Bize ne lâzım? Aydınlık, ileri; kötülüklerle, deliliklerle, alçaklıklarla, bayağılıklarla mücadele edecek aydın tipler lâzım. Sefaletin sebebini bilen adam lâzım.

Romancının vaz'edeceği felsefe böyle olacaktır. Tabii endişem sadece bu değil, ortada bir de estetik endişe var.

Olumlu tip vardır. Ve olumlu tip de doğrudan doğruya romancının kendisidir. Yani dünya görüşüdür romancının, dünya görüşü içerisinde kendi memleketinin geleceğidir. Olumlu romancının; kendisi, yurdu ve dünyası hakkındaki görüşüdür.

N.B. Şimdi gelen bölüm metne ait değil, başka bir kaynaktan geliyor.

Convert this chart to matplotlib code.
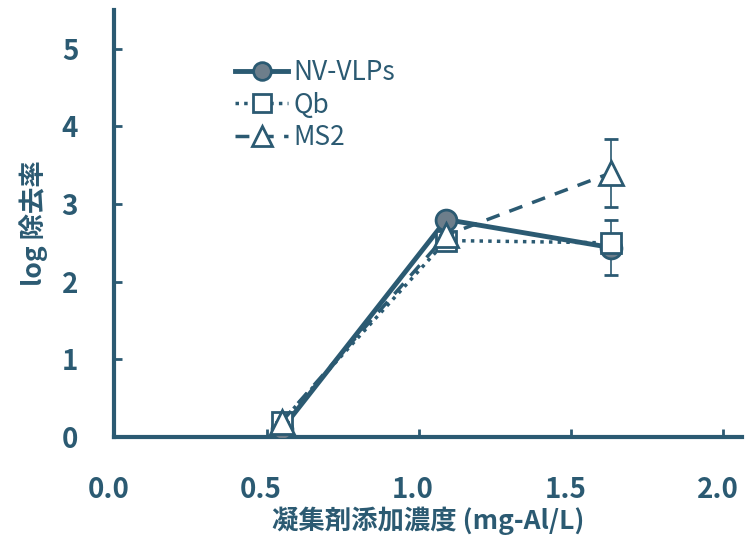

Memleketi ve umumiyetle insanlık üzerindeki düşüncesidir.

Ne olacak insanlar? Suçlu düşecek, sefil, perişan düşecek, şunu yapacaklar, bunu yapacaklar... Ben buna tahammül edemem. Çünkü onları; kendi çocuğum, kendi evlâdım yerinde görüyorum.

Dünyanın yıkılmasını istemiyorum.

Yüzyıllar boyunca gelip geçen insanları kastediyorum aynı zamanda. İnsanoğlu kolay kolay mahvolmuyor, yıkılmıyor.

Toplumcu romancı, siyasal buyrukları süsleyip, püsleyeceğine, yaşamın içine dalsın. Sanat yoluyla gördüğünü yansıtsın, gizleneni açığa vursun, gerçek nedenleri bulsun, toplumsal düzenin çarklarını, olayların karışıklığını, derin anlamlarını ve genel devinimini bulup gün ışığına çıkarsın.

Ezbere, doğa kitabının kafasına kakılmasını değil, gerçeklerin açık anlatılmasını isteyen okuyucunun kendisi bir değişikliğin kaçınılmazlığına, gerekliliğine karar . (Vatan, 1976).